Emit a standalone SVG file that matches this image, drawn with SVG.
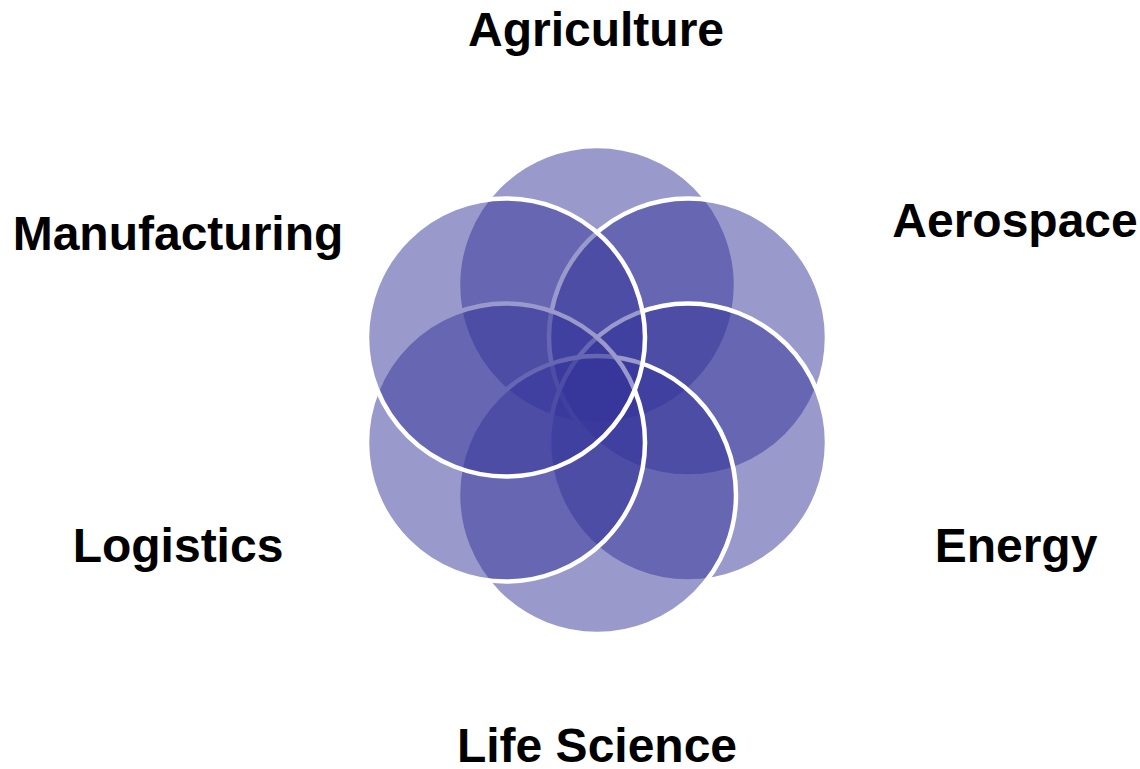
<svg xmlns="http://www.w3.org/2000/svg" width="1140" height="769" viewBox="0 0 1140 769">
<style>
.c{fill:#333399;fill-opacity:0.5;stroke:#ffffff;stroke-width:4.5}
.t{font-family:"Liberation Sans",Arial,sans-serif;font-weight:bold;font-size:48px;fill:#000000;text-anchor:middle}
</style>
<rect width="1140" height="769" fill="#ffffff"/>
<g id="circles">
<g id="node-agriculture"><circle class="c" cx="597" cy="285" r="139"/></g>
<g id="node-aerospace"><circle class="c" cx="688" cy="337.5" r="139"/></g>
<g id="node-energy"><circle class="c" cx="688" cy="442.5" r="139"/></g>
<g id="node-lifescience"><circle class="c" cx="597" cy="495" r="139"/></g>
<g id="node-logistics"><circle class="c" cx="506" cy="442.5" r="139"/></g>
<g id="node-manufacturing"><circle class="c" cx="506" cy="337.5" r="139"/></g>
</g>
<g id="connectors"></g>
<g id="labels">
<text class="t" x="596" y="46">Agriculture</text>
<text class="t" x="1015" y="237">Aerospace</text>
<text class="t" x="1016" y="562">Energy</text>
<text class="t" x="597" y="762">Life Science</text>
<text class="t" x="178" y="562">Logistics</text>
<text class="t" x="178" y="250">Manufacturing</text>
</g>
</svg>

---

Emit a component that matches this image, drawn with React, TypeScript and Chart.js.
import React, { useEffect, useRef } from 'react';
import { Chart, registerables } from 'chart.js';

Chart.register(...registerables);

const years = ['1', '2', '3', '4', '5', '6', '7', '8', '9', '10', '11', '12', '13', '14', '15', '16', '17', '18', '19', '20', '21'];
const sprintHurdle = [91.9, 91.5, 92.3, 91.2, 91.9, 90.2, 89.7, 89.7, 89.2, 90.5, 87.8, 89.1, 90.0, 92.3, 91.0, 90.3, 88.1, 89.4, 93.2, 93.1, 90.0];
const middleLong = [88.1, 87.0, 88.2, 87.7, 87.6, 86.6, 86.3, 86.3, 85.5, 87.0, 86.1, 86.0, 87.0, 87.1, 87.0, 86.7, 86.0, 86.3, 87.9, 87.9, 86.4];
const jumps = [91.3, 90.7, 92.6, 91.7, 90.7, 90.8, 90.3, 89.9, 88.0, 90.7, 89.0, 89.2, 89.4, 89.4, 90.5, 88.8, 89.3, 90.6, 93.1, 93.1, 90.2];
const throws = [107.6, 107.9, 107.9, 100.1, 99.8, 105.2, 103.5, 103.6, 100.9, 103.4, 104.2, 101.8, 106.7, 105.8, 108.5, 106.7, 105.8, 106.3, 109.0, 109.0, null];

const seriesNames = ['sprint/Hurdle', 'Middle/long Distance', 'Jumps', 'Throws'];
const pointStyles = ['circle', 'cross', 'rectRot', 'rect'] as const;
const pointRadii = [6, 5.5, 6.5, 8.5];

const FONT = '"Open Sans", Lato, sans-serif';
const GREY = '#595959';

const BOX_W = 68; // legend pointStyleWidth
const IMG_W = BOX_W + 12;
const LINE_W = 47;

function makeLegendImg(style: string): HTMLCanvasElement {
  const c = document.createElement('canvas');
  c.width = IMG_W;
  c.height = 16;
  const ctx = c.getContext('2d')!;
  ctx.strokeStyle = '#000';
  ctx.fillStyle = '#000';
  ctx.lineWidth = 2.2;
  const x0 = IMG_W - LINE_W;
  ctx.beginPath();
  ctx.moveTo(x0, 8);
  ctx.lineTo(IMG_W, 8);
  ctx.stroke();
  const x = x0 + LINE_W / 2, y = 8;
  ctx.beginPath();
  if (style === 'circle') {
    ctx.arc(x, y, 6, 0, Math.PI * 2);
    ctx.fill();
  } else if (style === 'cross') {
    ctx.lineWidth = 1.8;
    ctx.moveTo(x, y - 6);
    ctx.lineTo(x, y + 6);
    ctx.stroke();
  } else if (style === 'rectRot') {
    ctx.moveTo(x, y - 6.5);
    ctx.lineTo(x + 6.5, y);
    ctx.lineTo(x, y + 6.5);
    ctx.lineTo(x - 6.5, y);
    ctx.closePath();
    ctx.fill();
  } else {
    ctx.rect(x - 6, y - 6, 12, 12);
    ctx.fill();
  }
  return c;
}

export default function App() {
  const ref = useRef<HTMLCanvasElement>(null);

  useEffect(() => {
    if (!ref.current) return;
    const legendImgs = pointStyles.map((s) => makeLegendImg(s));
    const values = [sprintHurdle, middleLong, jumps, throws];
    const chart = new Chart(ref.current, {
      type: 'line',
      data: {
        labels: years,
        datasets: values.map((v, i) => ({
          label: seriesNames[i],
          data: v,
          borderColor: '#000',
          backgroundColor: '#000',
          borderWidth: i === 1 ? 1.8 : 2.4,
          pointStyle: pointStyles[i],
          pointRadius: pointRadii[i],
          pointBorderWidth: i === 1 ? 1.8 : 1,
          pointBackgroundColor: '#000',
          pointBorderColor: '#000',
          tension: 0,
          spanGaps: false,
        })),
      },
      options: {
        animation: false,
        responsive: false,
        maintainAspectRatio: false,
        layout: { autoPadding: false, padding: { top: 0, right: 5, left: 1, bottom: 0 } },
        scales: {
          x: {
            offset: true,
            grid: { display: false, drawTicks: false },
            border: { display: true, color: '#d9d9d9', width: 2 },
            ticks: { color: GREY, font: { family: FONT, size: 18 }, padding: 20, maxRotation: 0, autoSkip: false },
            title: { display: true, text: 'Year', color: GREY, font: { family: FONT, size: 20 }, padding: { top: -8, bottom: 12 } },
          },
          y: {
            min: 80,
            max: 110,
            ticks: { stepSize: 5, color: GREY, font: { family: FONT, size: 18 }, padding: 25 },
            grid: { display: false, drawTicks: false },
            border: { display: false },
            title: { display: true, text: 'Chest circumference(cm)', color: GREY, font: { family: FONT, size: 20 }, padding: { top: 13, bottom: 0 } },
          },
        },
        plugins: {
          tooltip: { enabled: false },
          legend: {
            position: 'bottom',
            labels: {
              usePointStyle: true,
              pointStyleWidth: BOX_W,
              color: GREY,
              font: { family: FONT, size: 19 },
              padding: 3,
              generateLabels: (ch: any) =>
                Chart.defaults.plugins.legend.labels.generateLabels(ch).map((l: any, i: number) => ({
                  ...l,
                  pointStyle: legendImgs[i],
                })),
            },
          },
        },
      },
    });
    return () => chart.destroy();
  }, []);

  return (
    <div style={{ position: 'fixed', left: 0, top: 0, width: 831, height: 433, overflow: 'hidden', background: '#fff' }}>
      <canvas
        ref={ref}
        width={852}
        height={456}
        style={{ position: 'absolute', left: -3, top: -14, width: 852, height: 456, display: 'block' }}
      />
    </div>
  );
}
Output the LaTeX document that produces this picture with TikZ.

--

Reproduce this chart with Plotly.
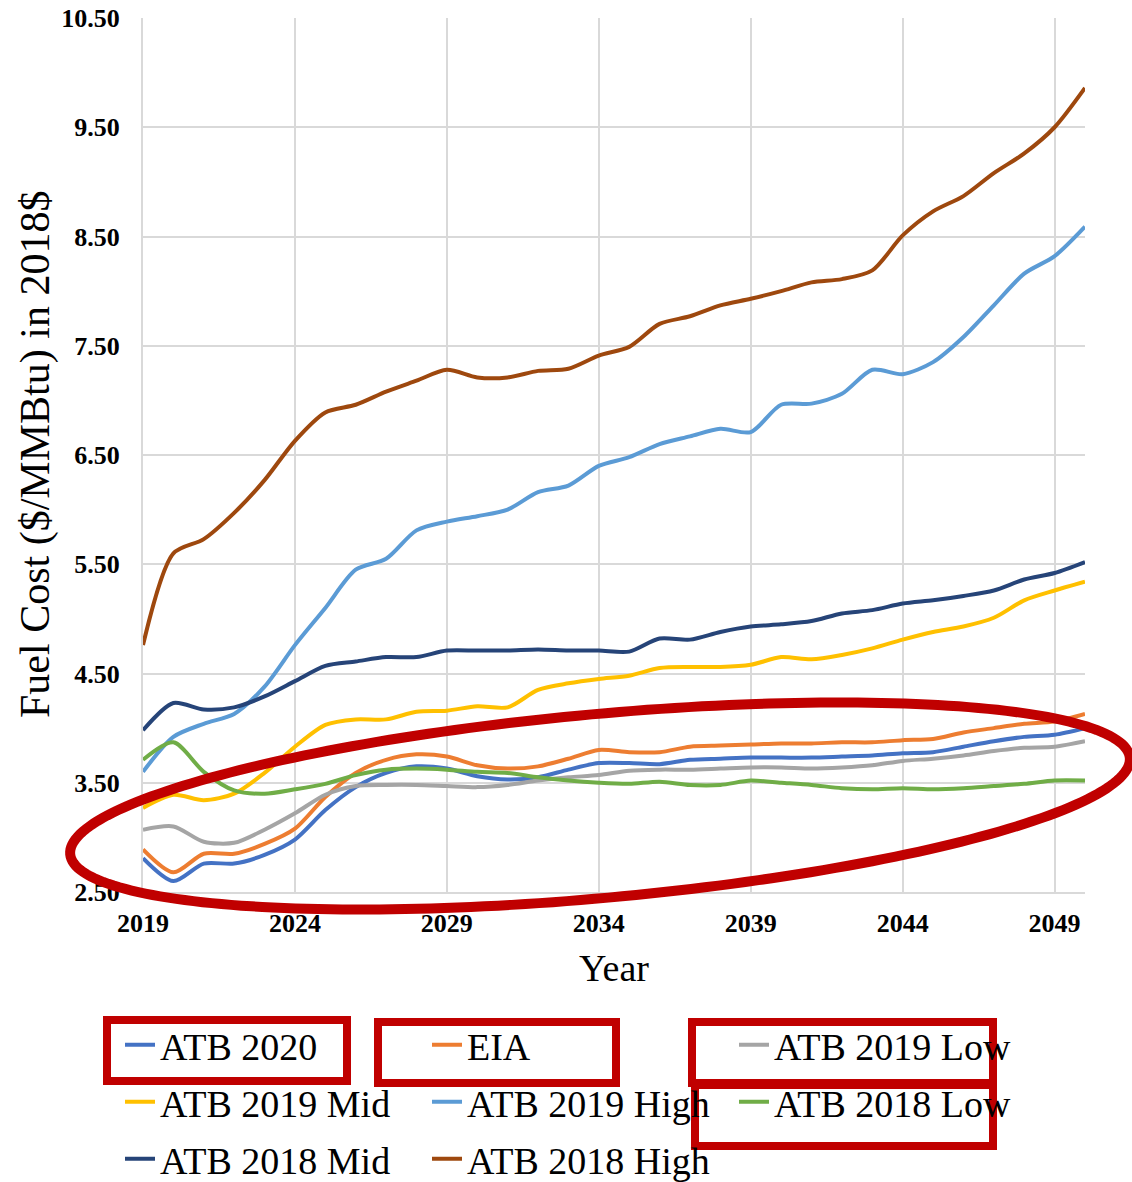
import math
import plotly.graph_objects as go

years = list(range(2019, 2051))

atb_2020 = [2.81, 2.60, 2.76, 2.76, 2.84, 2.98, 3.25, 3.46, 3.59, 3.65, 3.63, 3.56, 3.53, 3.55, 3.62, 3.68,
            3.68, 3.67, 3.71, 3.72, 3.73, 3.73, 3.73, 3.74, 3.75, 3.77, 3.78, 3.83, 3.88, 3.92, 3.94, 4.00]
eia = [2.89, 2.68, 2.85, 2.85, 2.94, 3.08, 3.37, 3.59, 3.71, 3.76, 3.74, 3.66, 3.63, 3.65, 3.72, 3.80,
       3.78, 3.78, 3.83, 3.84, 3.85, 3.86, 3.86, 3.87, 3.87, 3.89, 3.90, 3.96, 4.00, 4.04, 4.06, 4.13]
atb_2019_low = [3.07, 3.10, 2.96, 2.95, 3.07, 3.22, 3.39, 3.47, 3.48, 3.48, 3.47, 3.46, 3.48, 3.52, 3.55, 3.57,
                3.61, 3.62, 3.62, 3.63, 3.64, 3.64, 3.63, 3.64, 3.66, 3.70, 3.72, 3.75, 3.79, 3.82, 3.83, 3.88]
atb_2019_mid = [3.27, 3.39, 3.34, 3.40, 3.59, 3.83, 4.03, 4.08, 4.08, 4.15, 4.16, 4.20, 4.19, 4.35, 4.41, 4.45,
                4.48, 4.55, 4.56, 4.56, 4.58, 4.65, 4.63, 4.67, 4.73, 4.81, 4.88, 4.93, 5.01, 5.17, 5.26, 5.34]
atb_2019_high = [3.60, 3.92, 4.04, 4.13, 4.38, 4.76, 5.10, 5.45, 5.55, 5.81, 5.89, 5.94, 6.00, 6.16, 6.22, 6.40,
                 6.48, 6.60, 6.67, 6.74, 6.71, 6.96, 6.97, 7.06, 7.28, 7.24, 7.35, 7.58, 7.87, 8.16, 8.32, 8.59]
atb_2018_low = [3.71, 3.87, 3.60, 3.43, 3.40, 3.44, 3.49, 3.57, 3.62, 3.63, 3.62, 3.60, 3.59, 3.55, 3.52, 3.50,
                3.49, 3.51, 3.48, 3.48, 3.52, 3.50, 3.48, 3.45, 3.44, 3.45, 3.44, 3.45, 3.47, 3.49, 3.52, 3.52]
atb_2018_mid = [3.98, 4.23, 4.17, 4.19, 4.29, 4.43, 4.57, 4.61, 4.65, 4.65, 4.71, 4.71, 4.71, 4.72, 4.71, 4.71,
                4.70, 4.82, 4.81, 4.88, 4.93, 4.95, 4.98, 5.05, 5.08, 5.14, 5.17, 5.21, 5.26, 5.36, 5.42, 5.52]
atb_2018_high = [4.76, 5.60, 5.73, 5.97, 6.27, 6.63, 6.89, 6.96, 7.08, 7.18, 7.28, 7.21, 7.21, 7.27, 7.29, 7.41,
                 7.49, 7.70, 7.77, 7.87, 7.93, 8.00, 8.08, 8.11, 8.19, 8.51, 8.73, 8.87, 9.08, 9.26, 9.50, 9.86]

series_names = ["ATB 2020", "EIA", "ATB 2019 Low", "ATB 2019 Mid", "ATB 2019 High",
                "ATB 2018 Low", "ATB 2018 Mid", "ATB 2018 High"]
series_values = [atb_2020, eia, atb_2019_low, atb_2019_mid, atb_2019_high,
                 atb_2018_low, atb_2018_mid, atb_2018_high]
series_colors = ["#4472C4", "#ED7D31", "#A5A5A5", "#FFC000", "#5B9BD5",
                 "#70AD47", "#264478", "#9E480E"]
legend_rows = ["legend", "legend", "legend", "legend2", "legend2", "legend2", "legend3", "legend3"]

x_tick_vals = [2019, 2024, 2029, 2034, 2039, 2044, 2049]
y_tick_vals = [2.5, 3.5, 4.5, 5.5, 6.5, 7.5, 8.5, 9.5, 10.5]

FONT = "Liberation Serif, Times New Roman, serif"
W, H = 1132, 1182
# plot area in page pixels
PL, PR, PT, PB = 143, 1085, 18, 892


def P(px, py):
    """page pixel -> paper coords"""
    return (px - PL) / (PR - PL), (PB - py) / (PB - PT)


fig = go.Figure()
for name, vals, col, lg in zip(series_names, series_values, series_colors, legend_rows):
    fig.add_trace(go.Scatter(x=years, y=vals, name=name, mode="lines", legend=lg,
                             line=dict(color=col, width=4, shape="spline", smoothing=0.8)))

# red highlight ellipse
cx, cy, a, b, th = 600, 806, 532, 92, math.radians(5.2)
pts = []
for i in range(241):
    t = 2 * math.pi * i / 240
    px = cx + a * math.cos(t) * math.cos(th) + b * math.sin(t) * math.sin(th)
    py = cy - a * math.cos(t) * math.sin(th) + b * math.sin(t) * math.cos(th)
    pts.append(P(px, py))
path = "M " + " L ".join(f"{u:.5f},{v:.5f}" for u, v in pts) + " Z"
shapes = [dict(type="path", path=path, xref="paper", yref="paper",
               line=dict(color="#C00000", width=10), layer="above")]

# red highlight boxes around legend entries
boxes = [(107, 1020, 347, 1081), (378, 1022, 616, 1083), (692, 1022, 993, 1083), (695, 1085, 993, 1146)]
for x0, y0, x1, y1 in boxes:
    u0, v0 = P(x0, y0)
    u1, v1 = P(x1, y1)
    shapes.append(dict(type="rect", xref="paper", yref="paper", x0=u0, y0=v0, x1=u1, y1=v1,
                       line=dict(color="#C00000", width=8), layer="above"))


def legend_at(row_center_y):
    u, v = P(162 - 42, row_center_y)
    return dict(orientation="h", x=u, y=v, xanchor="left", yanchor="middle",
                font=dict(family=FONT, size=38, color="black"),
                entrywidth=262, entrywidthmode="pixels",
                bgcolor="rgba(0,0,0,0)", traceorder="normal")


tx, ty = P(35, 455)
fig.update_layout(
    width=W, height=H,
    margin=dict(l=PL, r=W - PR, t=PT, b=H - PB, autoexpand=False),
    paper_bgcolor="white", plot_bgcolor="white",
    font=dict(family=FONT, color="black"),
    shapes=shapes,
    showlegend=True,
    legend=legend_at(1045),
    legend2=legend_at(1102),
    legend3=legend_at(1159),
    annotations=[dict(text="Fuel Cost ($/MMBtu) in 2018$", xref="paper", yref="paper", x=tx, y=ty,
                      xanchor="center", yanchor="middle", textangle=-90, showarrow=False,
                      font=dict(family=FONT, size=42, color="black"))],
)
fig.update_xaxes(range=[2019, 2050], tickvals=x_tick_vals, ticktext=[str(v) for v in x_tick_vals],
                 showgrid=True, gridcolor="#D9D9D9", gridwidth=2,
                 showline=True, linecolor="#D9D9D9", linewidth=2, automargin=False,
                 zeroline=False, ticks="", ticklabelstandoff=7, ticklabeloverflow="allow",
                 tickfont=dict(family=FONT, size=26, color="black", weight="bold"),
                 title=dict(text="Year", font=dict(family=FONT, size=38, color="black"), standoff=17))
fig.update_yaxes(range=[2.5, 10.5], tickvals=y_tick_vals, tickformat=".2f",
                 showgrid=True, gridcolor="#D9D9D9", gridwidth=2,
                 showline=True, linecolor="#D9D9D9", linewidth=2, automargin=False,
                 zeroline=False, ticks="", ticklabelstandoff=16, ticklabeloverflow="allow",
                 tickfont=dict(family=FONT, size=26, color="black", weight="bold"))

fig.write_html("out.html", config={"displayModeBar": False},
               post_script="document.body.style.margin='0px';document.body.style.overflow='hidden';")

- _OBJECTIVE_
Pick out every line above that contains the word "with" and copy it.

- _EXERCISE SOLUTION_
Emit a standalone SVG file that matches this image, drawn with SVG.
Emit a component that matches this image, drawn with React, TypeScript and Chart.js.
Output the LaTeX document that produces this picture with TikZ.
Reproduce this chart with Plotly.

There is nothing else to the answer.